A Tracer for CMB lensing convergence \(\kappa\). The associated kernel and transfer function are described in Eq. 31 of the CCL paper.

Parameters:

cosmo (Cosmology) – Cosmology object.
z_source (float) – Redshift of source plane for CMB lensing.
n_samples (int) – number of samples over which the kernel is desired. These will be equi-spaced in radial distance. The kernel is quite smooth, so usually O(100) samples is enough.

pyccl.tracers.tSZTracer(cosmo, *, z_max=6.0, n_chi=1024)[source]

Specific Tracer associated with the thermal Sunyaev Zel’dovich Compton-y parameter. The radial kernel for this tracer is simply given by

\[W(\chi) = \frac{\sigma_T}{m_ec^2} \frac{1}{1+z},\]

where \(\sigma_T\) is the Thomson scattering cross section and \(m_e\) is the electron mass.

Any angular power spectra computed with this tracer, should use a three-dimensional power spectrum involving the electron pressure in physical (non-comoving) units of \(eV\,{\rm cm}^{-3}\).

Parameters:

cosmo (Cosmology) – Cosmology object.
z_max (float) – maximum redshift up to which we define the kernel.
n_chi (float) – number of intervals in the radial comoving distance on which we sample the kernel.

pyccl.tracers.CIBTracer(cosmo, *, z_min=0.0, z_max=6.0, n_chi=1024)[source]

Specific Tracer associated with the cosmic infrared background (CIB). The radial kernel for this tracer is simply

\[W(\chi) = \frac{1}{1+z}.\]

Any angular power spectra computed with this tracer, should use a three-dimensional power spectrum involving the CIB emissivity density in units of \({\rm Jy}\,{\rm Mpc}^{-1}\,{\rm srad}^{-1}\) (or multiples thereof – see e.g. HaloProfileCIBShang12).

Parameters:

cosmo (Cosmology) – Cosmology object.
z_min (float) – minimum redshift down to which we define the kernel.
z_max (float) – maximum redshift up to which we define the kernel.
n_chi (float) – number of intervals in the radial comoving distance on which we sample the kernel.

pyccl.tracers.ISWTracer(cosmo, *, z_max=6.0, n_chi=1024)[source]

Specific Tracer associated with the integrated Sachs-Wolfe effect (ISW). Useful when cross-correlating any low-redshift probe with the primary CMB anisotropies.
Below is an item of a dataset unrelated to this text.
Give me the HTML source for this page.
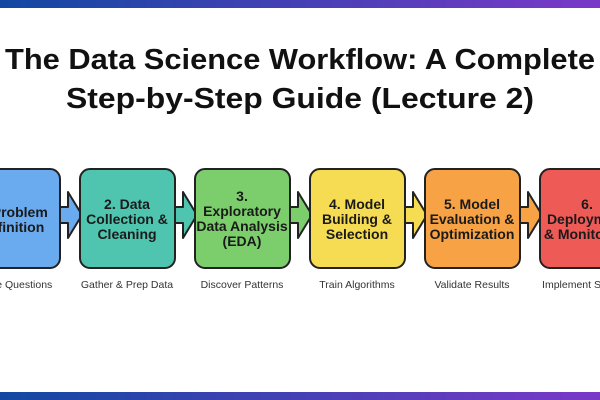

The ISW contribution to the temperature fluctuations is:

\[\Delta T_{\rm CMB} = 2T_{\rm CMB} \int_0^{\chi_{LSS}}d\chi a\,\dot{\phi}\]

Any angular power spectra computed with this tracer, should use a three-dimensional power spectrum involving the matter power spectrum.

Warning

The current implementation of this tracer assumes a standard Poisson equation relating \(\phi\) and \(\delta\), and linear, scale-independent structure growth. Although this should be valid in \(\Lambda\) CDM and on the large scales the ISW is sensitive to, these approximations must be borne in mind.

Parameters:

cosmo (Cosmology) – Cosmology object.
z_max (float) – maximum redshift up to which we define the kernel.
n_chi (float) – number of intervals in the radial comoving distance on which we sample the kernel.